His room. It might not have been designed by the man dozing at the foot of her bed, but she was certain this was where he slept. Alone. No woman resided here. If one ever had, it had been so long ago or of such short duration, she had left no feminine mark behind.
Then why did the scent of roses hang so thick and sweet in the still air?
She glanced back to the man at her feet. “Who are you?” she asked, her throat so dry her voice was little more than a whisper.
He jerked. His head came up, gaze wide and searching. The instant those turquoise eyes met hers, storm gates opened and memories flooded her mind. “It’s you.”
He pulled himself upright, wincing as he lowered his feet to the floor. “Thirsty?” he asked, rising to retrieve a dented metal pitcher and tin cup from a chest at the end of the bed.
At the thought of water, her throat constricted. “Please.”
He poured, then shuffled toward her. But rather than give her the filled cup when she reached for it, he leaned over and slid one thick arm under her shoulders to support her in a half-sitting position. Even that small movement sent waves of dizziness surging through her head.
As he pressed the rim of the cup against her lips, she caught the scent of smoke and leather and cotton cloth dried in the sun. “Go slow,” he said.

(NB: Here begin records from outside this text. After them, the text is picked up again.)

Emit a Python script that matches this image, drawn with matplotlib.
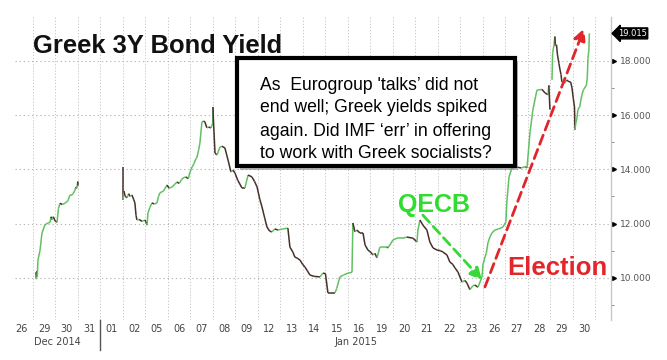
import numpy as np
import matplotlib
matplotlib.use("Agg")
import matplotlib.pyplot as plt
import matplotlib.transforms as mtransforms
from matplotlib.collections import LineCollection
from matplotlib.patches import Rectangle
from matplotlib import font_manager

# ---------------- data ----------------
day_labels = ["26", "29", "30", "31", "01", "02", "05", "06", "07", "08", "09", "12", "13",
              "14", "15", "16", "19", "20", "21", "22", "23", "26", "27", "28", "29", "30"]
month_labels = ["Dec 2014", "Jan 2015"]
month_start = [0, 4]

# trading-day position (day k spans k..k+1) and yield
xa = [1.13, 1.15, 1.17, 1.19, 1.22, 1.31, 1.40, 1.53, 1.62, 1.76, 1.80, 1.84, 1.90, 1.98, 2.07,
      2.13, 2.20, 2.30, 2.42, 2.50, 2.56, 2.64, 2.72, 2.78, 2.85, 2.91, 2.95, 2.99, 3.00]
ya = [10.2, 9.95, 10.25, 10.05, 10.65, 11.0, 11.65, 11.95, 12.0, 12.05, 12.25, 12.15, 12.25, 12.1, 12.05,
      12.55, 12.75, 12.7, 12.75, 12.8, 12.85, 13.05, 13.05, 13.1, 13.2, 13.35, 13.3, 13.55, 13.4]

xb = [5.00, 5.00, 5.04, 5.10, 5.18, 5.25, 5.32, 5.40, 5.47, 5.53,
      5.58, 5.62, 5.72, 5.85, 5.98, 6.05, 6.07, 6.11, 6.20, 6.29,
      6.40, 6.51, 6.58, 6.64, 6.80, 6.96, 7.05, 7.18, 7.30, 7.40,
      7.50, 7.60, 7.67, 7.80, 7.90, 7.98, 8.07, 8.15, 8.22, 8.29,
      8.36, 8.42, 8.51, 8.58, 8.64, 8.73, 8.80, 8.91, 8.99, 9.00,
      9.02, 9.09, 9.18, 9.31, 9.40, 9.53, 9.67, 9.80, 9.89, 9.98,
      10.10, 10.29, 10.42, 10.56, 10.73, 10.85, 10.96, 11.08, 11.18, 11.30,
      11.40, 11.52, 11.62, 11.75, 11.89, 12.10, 12.33, 12.42, 12.55, 12.64,
      12.75, 12.87, 12.98, 13.09, 13.20, 13.31, 13.50, 13.76, 13.89, 14.00,
      14.11, 14.42, 14.50, 14.64, 14.80, 15.00, 15.18, 15.22, 15.31, 15.40,
      15.53, 15.67, 15.76, 15.89, 16.00, 16.11, 16.20, 16.29, 16.42, 16.51,
      16.73, 16.78, 17.00, 17.18, 17.44, 17.62, 17.89, 18.07, 18.11, 18.20,
      18.33, 18.51, 18.64, 18.78, 18.96, 19.10, 19.22, 19.40, 19.53, 19.65,
      19.76, 19.89, 20.07, 20.20, 20.29, 20.42, 20.55, 20.64, 20.78, 20.96,
      21.00, 21.09, 21.15, 21.22, 21.31, 21.40, 21.53, 21.70, 21.89, 22.02,
      22.07, 22.16, 22.29, 22.51, 22.70, 22.90, 22.96, 23.00, 23.09, 23.22,
      23.40, 23.62, 23.76, 23.89, 23.93, 23.98]
yb = [14.08, 12.87, 13.2, 13.0, 12.95, 13.1, 13.0, 13.05, 12.9, 12.76,
      12.3, 12.13, 12.15, 12.08, 12.13, 12.0, 11.94, 12.39, 12.6, 12.76,
      12.72, 12.76, 13.0, 13.13, 13.2, 13.42, 13.3, 13.35, 13.45, 13.53,
      13.48, 13.62, 13.68, 13.72, 13.65, 13.90, 14.08, 14.2, 14.35, 14.45,
      14.7, 14.97, 15.75, 15.78, 15.75, 15.53, 15.56, 15.53, 15.7, 16.30,
      15.82, 14.60, 14.53, 14.82, 14.85, 14.79, 14.34, 13.90, 13.97, 13.86,
      13.6, 13.31, 13.31, 13.79, 13.72, 13.55, 13.35, 12.9, 12.61, 12.2,
      11.87, 11.72, 11.69, 11.8, 11.76, 11.80, 11.83, 11.13, 10.95, 10.76,
      10.72, 10.65, 10.5, 10.39, 10.25, 10.10, 10.05, 10.03, 10.17, 10.15,
      9.44, 9.44, 9.6, 10.03, 10.1, 10.17, 10.20, 12.02, 11.69, 11.76,
      11.65, 11.65, 11.21, 11.02, 10.95, 10.84, 10.9, 10.73, 11.13, 11.13,
      11.13, 11.10, 11.39, 11.46, 11.46, 11.50, 11.46, 11.32, 11.76, 12.13,
      11.94, 11.76, 11.32, 11.10, 11.02, 11.0, 10.95, 10.84, 10.58, 10.5,
      10.36, 10.21, 9.84, 9.9, 9.80, 9.56, 9.7, 9.73, 9.65, 10.03,
      10.47, 10.76, 10.9, 11.28, 11.5, 11.65, 11.76, 11.8, 11.87, 12.06,
      12.87, 13.72, 14.05, 14.08, 14.05, 14.1, 14.05, 14.45, 15.34, 16.19,
      16.92, 16.95, 16.82, 16.75, 17.1, 16.2]

xc = [24.07, 24.10, 24.16, 24.20, 24.22, 24.27, 24.31, 24.38, 24.42, 24.47, 24.51, 24.60, 24.64,
      24.72, 24.78, 24.90, 24.96, 25.02, 25.07, 25.09, 25.13, 25.18, 25.22, 25.30, 25.40, 25.47,
      25.60, 25.64, 25.67, 25.71, 25.73]
yc = [17.3, 18.3, 18.6, 18.9, 18.55, 18.6, 18.25, 17.9, 17.7, 17.5, 17.22, 17.25, 17.18,
      17.3, 17.25, 17.22, 17.0, 16.6, 16.3, 15.45, 15.7, 15.89, 16.2, 16.3, 16.75, 16.94,
      17.1, 17.4, 18.1, 18.4, 19.015]

last_value = 19.015
y_ticks = [10, 12, 14, 16, 18]
y_minor = [9, 11, 13, 15, 17, 19]

qecb_arrow = [(18.33, 12.31), (20.96, 9.92)]
election_arrow = [(21.09, 9.66), (25.5, 19.2)]

box_lines = ["As  Eurogroup 'talks’ did not",
             "end well; Greek yields spiked",
             "again. Did IMF ‘err’ in offering",
             "to work with Greek socialists?"]

# ---------------- figure ----------------
W, H = 667, 360
fig = plt.figure(figsize=(W / 100, H / 100), dpi=100)
ax = fig.add_axes([15 / W, 1 - 320 / H, (610.7 - 15) / W, (320 - 17) / H])
ax.set_xlim(0.2, 26.68)
ax.set_ylim(8.44, 19.62)

GREEN = "#62c062"
DARK = "#47302a"

def draw_series(x, y):
    x = np.asarray(x, float)
    y = np.asarray(y, float)
    pts = np.column_stack([x, y])
    segs = np.stack([pts[:-1], pts[1:]], axis=1)
    cols = []
    prev = GREEN
    for dy in np.diff(y):
        if dy > 0:
            prev = GREEN
        elif dy < 0:
            prev = DARK
        cols.append(prev)
    lc = LineCollection(segs, colors=cols, linewidths=1.1, capstyle="butt", joinstyle="miter", zorder=3)
    ax.add_collection(lc)

for xs, ys in [(xa, ya), (xb, yb), (xc, yc)]:
    draw_series(xs, ys)

# grids
ax.set_xticks(np.arange(len(day_labels)) + 0.5)
ax.set_xticklabels(day_labels, fontsize=7, color="#444444")
ax.set_xticks(np.arange(1, len(day_labels) + 1), minor=True)
ax.tick_params(axis="x", which="both", length=0, pad=3)
ax.grid(which="minor", axis="x", linestyle=(0, (1.2, 2)), color="#c4c4c4", lw=0.7)

ax.yaxis.tick_right()
ax.set_yticks(y_ticks)
ax.set_yticklabels([f"{v:.3f}" for v in y_ticks], fontsize=6.5, color="#555555")
ax.set_yticks(y_minor, minor=True)
ax.tick_params(axis="y", which="major", length=0, pad=7)
ax.tick_params(axis="y", which="minor", length=2.5, color="#888888", width=0.7)
ax.grid(which="major", axis="y", linestyle=(0, (1.2, 2.5)), color="#b8b8b8", lw=0.8)

for s in ["top", "left", "bottom"]:
    ax.spines[s].set_visible(False)
ax.spines["right"].set_color("#c8c8c8")
ax.spines["right"].set_linewidth(1.0)

btrans = mtransforms.blended_transform_factory(ax.transAxes, ax.transData)
ax.plot([1.006] * len(y_ticks), y_ticks, ls="none", marker=">", ms=2.8, color="black",
        transform=btrans, clip_on=False)

# last value tag
ax.text(1.012, last_value, f"{last_value:.3f}", transform=btrans, ha="left", va="center",
        fontsize=6, color="white",
        bbox=dict(boxstyle="larrow,pad=0.12", fc="black", ec="black"))

# month labels and separator
xtrans = mtransforms.blended_transform_factory(ax.transData, ax.transAxes)
xl = ax.get_xlim()
bounds = month_start + [xl[1]]
for k, lab in enumerate(month_labels):
    a = max(bounds[k], xl[0])
    b = bounds[k + 1]
    ax.text((a + b) / 2, -0.072, lab, transform=xtrans, ha="center", va="center",
            fontsize=7, color="#444444")
ax.plot([month_start[1]] * 2, [0.0, -0.10], transform=xtrans, color="#555555", lw=1.0, clip_on=False)

# title
fig.text(33 / W, 1 - 53 / H, "Greek 3Y Bond Yield", fontsize=18.4, fontweight="bold",
         family="Liberation Sans", color="#111111", va="baseline", ha="left")

# comment box
shadow = Rectangle((240 / W, 1 - 170 / H), (515 - 237) / W, (166 - 58) / H,
                   transform=fig.transFigure, fc="#8a8a8a", ec="none", alpha=0.6, zorder=5)
box = Rectangle((237 / W, 1 - 166 / H), (515 - 237) / W, (166 - 58) / H,
                transform=fig.transFigure, fc="white", ec="black", lw=3.0, zorder=6)
fig.add_artist(shadow)
fig.add_artist(box)
baselines = [89.7, 112.5, 135.5, 158.3]
for line, yb_ in zip(box_lines, baselines):
    fig.text(260 / W, 1 - yb_ / H, line, fontsize=12.7, family="Liberation Sans",
             color="black", va="baseline", ha="left", zorder=7)

# condensed annotation fonts
try:
    font_manager.findfont(font_manager.FontProperties(family="Liberation Sans Narrow", weight="bold"),
                          fallback_to_default=False)
    narrow = True
except Exception:
    narrow = False
fam = "Liberation Sans Narrow" if narrow else "Liberation Sans"
q_size = 22 if narrow else 18
e_size = 23 if narrow else 18.5

fig.text(398 / W, 1 - 212 / H, "QECB", fontsize=q_size, fontweight="bold", family=fam,
         color="#2fdc2f", va="baseline", ha="left")
fig.text(507 / W, 1 - 275 / H, "Election", fontsize=e_size, fontweight="bold", family=fam,
         color="#e3262b", va="baseline", ha="left")

# dashed arrows
def dashed_arrow(p0, p1, color):
    ax.annotate("", xy=p1, xytext=p0,
                arrowprops=dict(arrowstyle="-|>,head_length=0.7,head_width=0.35", color=color,
                                lw=2.0, linestyle=(0, (3.5, 2)), shrinkA=0, shrinkB=0),
                zorder=4)

dashed_arrow(qecb_arrow[0], qecb_arrow[1], "#38d838")
dashed_arrow(election_arrow[0], election_arrow[1], "#e0262b")

fig.savefig("out.png", dpi=100)
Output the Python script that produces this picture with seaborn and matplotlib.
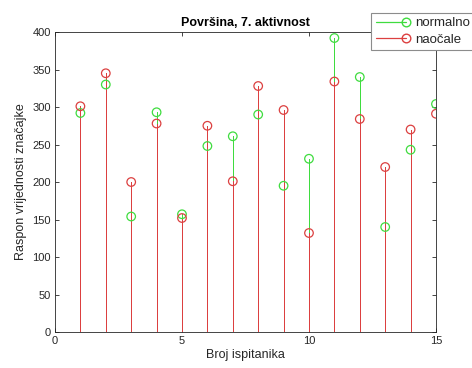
import numpy as np
import pandas as pd
import matplotlib
matplotlib.use("Agg")
import matplotlib.pyplot as plt
from matplotlib.lines import Line2D
from matplotlib.legend_handler import HandlerBase
import seaborn as sns

# Subject numbers and feature ranges for the two conditions
ispitanici = list(range(1, 16))
normalno = [292, 330, 154, 293, 157, 248, 261, 290, 195, 231, 392, 340, 140, 243, 304]
naocale = [301, 345, 200, 278, 152, 275, 201, 328, 296, 132, 334, 284, 220, 270, 291]

x_ticks = [0, 5, 10, 15]
y_ticks = list(range(0, 401, 50))

GREEN = "#3fdc3f"
RED = "#dc4040"
AXIS = "#262626"

sns.set_style("white")
plt.rcParams["font.family"] = ["Liberation Sans", "DejaVu Sans"]

df = pd.DataFrame({"ispitanik": ispitanici, "normalno": normalno, "naocale": naocale})


class StemHandler(HandlerBase):
    """Legend entry drawn as a stem: a line with the marker at its right end."""

    def create_artists(self, legend, orig_handle, xdescent, ydescent,
                       width, height, fontsize, trans):
        x0, x1 = -xdescent, width - xdescent
        y = (height - ydescent) / 2
        line = Line2D([x0, x1], [y, y])
        self.update_prop(line, orig_handle, legend)
        line.set_marker("None")
        line.set_transform(trans)
        marker = Line2D([x1], [y])
        self.update_prop(marker, orig_handle, legend)
        marker.set_linestyle("None")
        marker.set_markevery(None)
        marker.set_transform(trans)
        return [line, marker]


fig = plt.figure(figsize=(4.72, 3.68), dpi=100)
ax = fig.add_axes([0.1165, 0.0978, 0.8072, 0.8152])

# Stems: green series first, red drawn over it (one device pixel wide)
for col, color in (("normalno", GREEN), ("naocale", RED)):
    ax.vlines(df["ispitanik"], 0, df[col], color=color, linewidth=0.72,
              antialiased=False, zorder=2)
    sns.scatterplot(data=df, x="ispitanik", y=col, ax=ax, marker="o",
                    s=38, facecolors="none", edgecolor=color, linewidth=0.9,
                    zorder=3, legend=False)

ax.set_xlim(0, 15)
ax.set_ylim(0, 400)
ax.set_xticks(x_ticks)
ax.set_yticks(y_ticks)
ax.tick_params(direction="in", length=3, width=0.6, colors=AXIS, labelsize=8,
               top=True, right=True, bottom=True, left=True,
               labeltop=False, labelright=False, pad=3)
for s in ax.spines.values():
    s.set_visible(True)
    s.set_color(AXIS)
    s.set_linewidth(0.6)

ax.set_xlabel("Broj ispitanika", fontsize=9, color=AXIS, labelpad=2)
ax.set_ylabel("Raspon vrijednosti značajke", fontsize=9, color=AXIS, labelpad=4)
ax.set_title("Površina, 7. aktivnost", fontsize=9, fontweight="bold", color="black", pad=4)

handles = [
    Line2D([], [], color=GREEN, linewidth=0.9, marker="o", markersize=6.2,
           markerfacecolor="none", markeredgecolor=GREEN),
    Line2D([], [], color=RED, linewidth=0.9, marker="o", markersize=6.2,
           markerfacecolor="none", markeredgecolor=RED),
]
leg = fig.legend(handles, ["normalno", "naočale"], loc="upper left",
                 bbox_to_anchor=(0.786, 0.966), bbox_transform=fig.transFigure,
                 handler_map={Line2D: StemHandler()},
                 fontsize=9.5, frameon=True, fancybox=False,
                 framealpha=1, edgecolor="#8c8c8c", handlelength=2.3,
                 handletextpad=0.7, borderpad=0.35, labelspacing=0.3,
                 borderaxespad=0)
leg.get_frame().set_linewidth(0.8)

fig.savefig("out.png", dpi=100)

Placing her hands over his, she gulped greedily until he pulled the cup away. After he lowered her back to the pillows, he set the cup on the table beside the pitcher, then returned to the chair. He sat back, watching her. His stillness was complete, yet the air around him seemed to hum with an energy she couldn’t define. He made her uneasy in a wholly unfamiliar way.